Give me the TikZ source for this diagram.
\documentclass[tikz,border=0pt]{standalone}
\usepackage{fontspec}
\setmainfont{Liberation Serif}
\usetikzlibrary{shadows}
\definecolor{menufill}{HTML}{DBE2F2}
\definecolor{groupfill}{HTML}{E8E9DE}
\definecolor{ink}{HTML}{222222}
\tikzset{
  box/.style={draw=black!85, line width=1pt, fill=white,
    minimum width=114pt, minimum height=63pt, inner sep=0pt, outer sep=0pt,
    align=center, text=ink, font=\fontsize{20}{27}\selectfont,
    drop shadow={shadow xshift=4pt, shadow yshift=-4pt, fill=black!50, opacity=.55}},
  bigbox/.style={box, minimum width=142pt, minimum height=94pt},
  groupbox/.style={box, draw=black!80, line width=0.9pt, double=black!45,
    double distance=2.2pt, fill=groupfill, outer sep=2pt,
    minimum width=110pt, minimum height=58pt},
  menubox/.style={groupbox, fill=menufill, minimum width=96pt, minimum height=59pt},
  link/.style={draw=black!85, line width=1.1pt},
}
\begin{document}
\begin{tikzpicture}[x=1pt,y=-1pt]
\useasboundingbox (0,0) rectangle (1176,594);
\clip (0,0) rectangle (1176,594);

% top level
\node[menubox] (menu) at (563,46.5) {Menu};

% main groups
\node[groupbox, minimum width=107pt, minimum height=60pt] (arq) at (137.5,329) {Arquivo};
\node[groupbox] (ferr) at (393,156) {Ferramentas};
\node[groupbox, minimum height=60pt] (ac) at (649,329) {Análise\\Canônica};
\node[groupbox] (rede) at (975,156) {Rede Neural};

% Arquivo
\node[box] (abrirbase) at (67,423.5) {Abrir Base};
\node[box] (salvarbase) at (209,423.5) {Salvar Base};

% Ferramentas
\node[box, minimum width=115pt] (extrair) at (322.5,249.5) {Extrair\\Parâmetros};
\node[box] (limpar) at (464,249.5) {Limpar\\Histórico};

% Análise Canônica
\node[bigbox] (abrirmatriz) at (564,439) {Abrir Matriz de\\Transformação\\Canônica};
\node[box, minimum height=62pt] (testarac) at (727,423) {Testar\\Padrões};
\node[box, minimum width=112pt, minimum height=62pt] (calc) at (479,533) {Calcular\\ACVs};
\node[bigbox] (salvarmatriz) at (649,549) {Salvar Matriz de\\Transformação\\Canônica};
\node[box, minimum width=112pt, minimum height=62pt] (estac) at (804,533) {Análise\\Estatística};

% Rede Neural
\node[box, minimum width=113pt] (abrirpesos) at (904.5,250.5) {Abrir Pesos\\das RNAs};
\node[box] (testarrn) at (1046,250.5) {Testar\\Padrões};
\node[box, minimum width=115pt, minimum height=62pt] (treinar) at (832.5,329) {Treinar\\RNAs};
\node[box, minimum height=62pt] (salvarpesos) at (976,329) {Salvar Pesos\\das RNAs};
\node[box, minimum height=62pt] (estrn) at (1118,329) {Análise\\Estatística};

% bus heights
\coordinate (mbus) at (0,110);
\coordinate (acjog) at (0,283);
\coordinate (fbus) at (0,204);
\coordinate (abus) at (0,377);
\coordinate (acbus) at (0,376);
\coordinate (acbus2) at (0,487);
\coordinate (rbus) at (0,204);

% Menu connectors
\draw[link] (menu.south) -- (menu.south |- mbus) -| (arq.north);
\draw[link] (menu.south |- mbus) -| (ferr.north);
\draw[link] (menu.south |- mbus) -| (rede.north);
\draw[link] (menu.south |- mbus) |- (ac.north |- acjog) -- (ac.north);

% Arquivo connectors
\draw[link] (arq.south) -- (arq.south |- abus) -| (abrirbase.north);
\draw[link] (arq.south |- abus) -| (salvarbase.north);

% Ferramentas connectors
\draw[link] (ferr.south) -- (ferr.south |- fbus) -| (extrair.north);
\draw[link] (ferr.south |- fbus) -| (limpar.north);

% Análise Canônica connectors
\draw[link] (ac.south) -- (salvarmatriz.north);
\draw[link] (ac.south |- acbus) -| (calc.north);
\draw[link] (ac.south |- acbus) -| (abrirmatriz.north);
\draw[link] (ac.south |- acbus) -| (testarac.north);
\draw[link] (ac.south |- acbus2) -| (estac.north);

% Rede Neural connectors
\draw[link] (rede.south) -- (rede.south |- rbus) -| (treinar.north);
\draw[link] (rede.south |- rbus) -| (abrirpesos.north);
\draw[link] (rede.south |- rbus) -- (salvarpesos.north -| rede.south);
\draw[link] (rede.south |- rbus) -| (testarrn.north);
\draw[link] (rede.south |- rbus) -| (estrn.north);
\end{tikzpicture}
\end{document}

> _SET EXERCISE_
Copy out the full listing exactly.

> _TASK OUTPUT_
Give me the TikZ source for this diagram.
\documentclass[tikz,border=0pt]{standalone}
\usepackage{fontspec}
\setmainfont{Liberation Serif}
\usetikzlibrary{shadows}
\definecolor{menufill}{HTML}{DBE2F2}
\definecolor{groupfill}{HTML}{E8E9DE}
\definecolor{ink}{HTML}{222222}
\tikzset{
  box/.style={draw=black!85, line width=1pt, fill=white,
    minimum width=114pt, minimum height=63pt, inner sep=0pt, outer sep=0pt,
    align=center, text=ink, font=\fontsize{20}{27}\selectfont,
    drop shadow={shadow xshift=4pt, shadow yshift=-4pt, fill=black!50, opacity=.55}},
  bigbox/.style={box, minimum width=142pt, minimum height=94pt},
  groupbox/.style={box, draw=black!80, line width=0.9pt, double=black!45,
    double distance=2.2pt, fill=groupfill, outer sep=2pt,
    minimum width=110pt, minimum height=58pt},
  menubox/.style={groupbox, fill=menufill, minimum width=96pt, minimum height=59pt},
  link/.style={draw=black!85, line width=1.1pt},
}
\begin{document}
\begin{tikzpicture}[x=1pt,y=-1pt]
\useasboundingbox (0,0) rectangle (1176,594);
\clip (0,0) rectangle (1176,594);

% top level
\node[menubox] (menu) at (563,46.5) {Menu};

% main groups
\node[groupbox, minimum width=107pt, minimum height=60pt] (arq) at (137.5,329) {Arquivo};
\node[groupbox] (ferr) at (393,156) {Ferramentas};
\node[groupbox, minimum height=60pt] (ac) at (649,329) {Análise\\Canônica};
\node[groupbox] (rede) at (975,156) {Rede Neural};

% Arquivo
\node[box] (abrirbase) at (67,423.5) {Abrir Base};
\node[box] (salvarbase) at (209,423.5) {Salvar Base};

% Ferramentas
\node[box, minimum width=115pt] (extrair) at (322.5,249.5) {Extrair\\Parâmetros};
\node[box] (limpar) at (464,249.5) {Limpar\\Histórico};

% Análise Canônica
\node[bigbox] (abrirmatriz) at (564,439) {Abrir Matriz de\\Transformação\\Canônica};
\node[box, minimum height=62pt] (testarac) at (727,423) {Testar\\Padrões};
\node[box, minimum width=112pt, minimum height=62pt] (calc) at (479,533) {Calcular\\ACVs};
\node[bigbox] (salvarmatriz) at (649,549) {Salvar Matriz de\\Transformação\\Canônica};
\node[box, minimum width=112pt, minimum height=62pt] (estac) at (804,533) {Análise\\Estatística};

% Rede Neural
\node[box, minimum width=113pt] (abrirpesos) at (904.5,250.5) {Abrir Pesos\\das RNAs};
\node[box] (testarrn) at (1046,250.5) {Testar\\Padrões};
\node[box, minimum width=115pt, minimum height=62pt] (treinar) at (832.5,329) {Treinar\\RNAs};
\node[box, minimum height=62pt] (salvarpesos) at (976,329) {Salvar Pesos\\das RNAs};
\node[box, minimum height=62pt] (estrn) at (1118,329) {Análise\\Estatística};

% bus heights
\coordinate (mbus) at (0,110);
\coordinate (acjog) at (0,283);
\coordinate (fbus) at (0,204);
\coordinate (abus) at (0,377);
\coordinate (acbus) at (0,376);
\coordinate (acbus2) at (0,487);
\coordinate (rbus) at (0,204);

% Menu connectors
\draw[link] (menu.south) -- (menu.south |- mbus) -| (arq.north);
\draw[link] (menu.south |- mbus) -| (ferr.north);
\draw[link] (menu.south |- mbus) -| (rede.north);
\draw[link] (menu.south |- mbus) |- (ac.north |- acjog) -- (ac.north);

% Arquivo connectors
\draw[link] (arq.south) -- (arq.south |- abus) -| (abrirbase.north);
\draw[link] (arq.south |- abus) -| (salvarbase.north);

% Ferramentas connectors
\draw[link] (ferr.south) -- (ferr.south |- fbus) -| (extrair.north);
\draw[link] (ferr.south |- fbus) -| (limpar.north);

% Análise Canônica connectors
\draw[link] (ac.south) -- (salvarmatriz.north);
\draw[link] (ac.south |- acbus) -| (calc.north);
\draw[link] (ac.south |- acbus) -| (abrirmatriz.north);
\draw[link] (ac.south |- acbus) -| (testarac.north);
\draw[link] (ac.south |- acbus2) -| (estac.north);

% Rede Neural connectors
\draw[link] (rede.south) -- (rede.south |- rbus) -| (treinar.north);
\draw[link] (rede.south |- rbus) -| (abrirpesos.north);
\draw[link] (rede.south |- rbus) -- (salvarpesos.north -| rede.south);
\draw[link] (rede.south |- rbus) -| (testarrn.north);
\draw[link] (rede.south |- rbus) -| (estrn.north);
\end{tikzpicture}
\end{document}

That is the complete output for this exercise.